What is asked: Find how many lines in the material hold the word "this", then state that number and nothing more.

Input data:
────
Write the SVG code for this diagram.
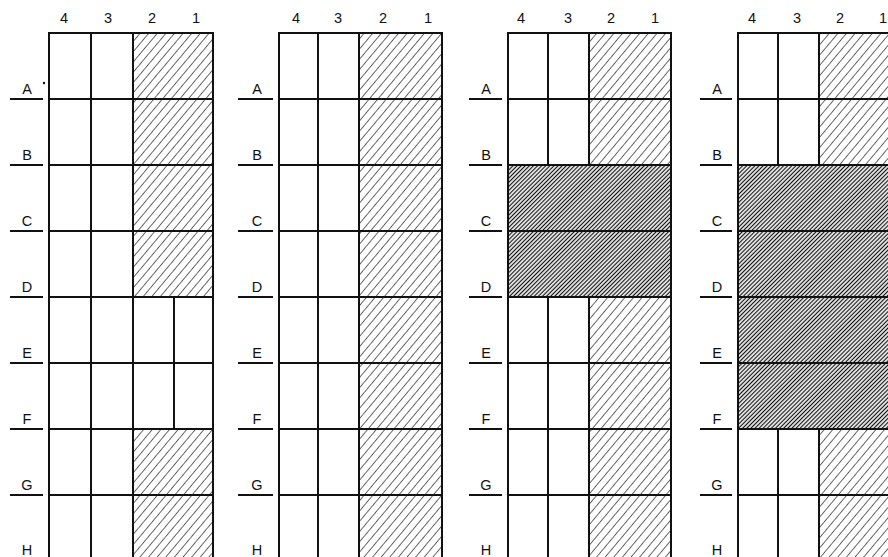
────
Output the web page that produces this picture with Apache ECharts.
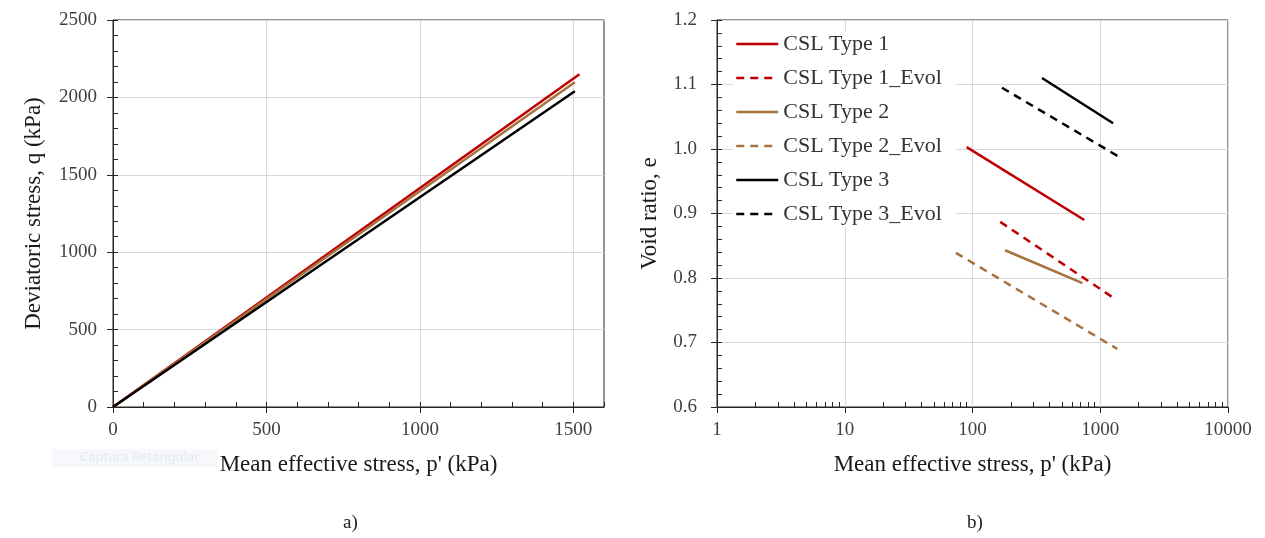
────
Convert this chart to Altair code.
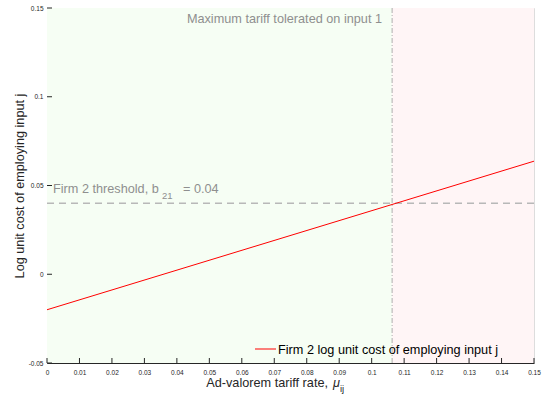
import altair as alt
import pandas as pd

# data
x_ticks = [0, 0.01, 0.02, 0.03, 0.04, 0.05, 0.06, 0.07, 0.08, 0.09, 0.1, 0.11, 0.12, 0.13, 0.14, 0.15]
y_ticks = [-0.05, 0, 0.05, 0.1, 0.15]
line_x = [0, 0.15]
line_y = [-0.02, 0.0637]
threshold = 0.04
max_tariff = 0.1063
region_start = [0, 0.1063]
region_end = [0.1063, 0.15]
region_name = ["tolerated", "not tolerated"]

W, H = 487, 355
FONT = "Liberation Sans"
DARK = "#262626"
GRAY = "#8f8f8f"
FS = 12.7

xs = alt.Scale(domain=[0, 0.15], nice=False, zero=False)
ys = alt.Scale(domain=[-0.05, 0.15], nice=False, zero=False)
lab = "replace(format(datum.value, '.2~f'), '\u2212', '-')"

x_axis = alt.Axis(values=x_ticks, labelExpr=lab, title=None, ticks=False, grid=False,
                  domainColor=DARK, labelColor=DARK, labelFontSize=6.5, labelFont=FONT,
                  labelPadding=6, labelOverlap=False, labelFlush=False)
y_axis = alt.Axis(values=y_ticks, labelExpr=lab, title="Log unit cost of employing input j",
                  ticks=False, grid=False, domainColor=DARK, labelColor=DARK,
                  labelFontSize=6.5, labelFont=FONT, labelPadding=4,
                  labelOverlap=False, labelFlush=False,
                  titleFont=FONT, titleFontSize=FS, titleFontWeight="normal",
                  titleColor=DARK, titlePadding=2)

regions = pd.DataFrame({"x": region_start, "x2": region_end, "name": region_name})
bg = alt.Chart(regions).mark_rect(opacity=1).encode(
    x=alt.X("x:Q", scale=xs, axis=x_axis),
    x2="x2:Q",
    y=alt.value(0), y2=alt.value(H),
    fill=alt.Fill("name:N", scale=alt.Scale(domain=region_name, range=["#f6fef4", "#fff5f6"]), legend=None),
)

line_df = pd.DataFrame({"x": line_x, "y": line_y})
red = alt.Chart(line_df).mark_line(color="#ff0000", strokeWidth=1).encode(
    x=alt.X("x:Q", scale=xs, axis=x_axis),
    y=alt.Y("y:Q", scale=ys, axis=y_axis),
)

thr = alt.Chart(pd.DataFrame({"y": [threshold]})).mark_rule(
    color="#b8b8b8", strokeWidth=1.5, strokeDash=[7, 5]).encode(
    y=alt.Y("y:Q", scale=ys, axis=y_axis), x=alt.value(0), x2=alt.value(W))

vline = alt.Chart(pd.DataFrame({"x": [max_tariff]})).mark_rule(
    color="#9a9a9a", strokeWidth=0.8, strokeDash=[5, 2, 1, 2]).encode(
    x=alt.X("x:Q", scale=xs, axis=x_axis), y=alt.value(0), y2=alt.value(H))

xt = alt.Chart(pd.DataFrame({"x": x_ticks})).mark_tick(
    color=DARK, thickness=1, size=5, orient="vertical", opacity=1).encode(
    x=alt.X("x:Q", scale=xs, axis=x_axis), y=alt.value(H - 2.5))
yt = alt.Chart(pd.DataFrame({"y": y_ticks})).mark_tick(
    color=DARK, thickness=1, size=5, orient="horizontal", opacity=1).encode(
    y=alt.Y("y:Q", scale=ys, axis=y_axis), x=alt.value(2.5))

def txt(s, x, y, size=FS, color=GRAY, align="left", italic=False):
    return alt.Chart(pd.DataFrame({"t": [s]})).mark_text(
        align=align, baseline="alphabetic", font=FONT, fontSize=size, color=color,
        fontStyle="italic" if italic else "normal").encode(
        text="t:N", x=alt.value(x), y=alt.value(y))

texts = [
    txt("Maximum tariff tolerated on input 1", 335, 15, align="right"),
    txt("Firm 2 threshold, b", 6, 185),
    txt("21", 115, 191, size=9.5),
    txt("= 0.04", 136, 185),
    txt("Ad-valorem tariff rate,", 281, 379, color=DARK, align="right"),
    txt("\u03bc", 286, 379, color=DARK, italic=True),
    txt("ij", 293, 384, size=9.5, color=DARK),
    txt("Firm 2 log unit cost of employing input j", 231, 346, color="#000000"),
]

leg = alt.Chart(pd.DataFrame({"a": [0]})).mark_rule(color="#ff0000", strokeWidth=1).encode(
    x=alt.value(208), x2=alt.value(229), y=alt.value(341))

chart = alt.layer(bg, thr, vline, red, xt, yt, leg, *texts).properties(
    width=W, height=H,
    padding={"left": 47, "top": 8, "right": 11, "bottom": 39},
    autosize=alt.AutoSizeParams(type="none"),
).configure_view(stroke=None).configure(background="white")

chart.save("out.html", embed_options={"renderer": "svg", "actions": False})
────
Answer to the exercise: 3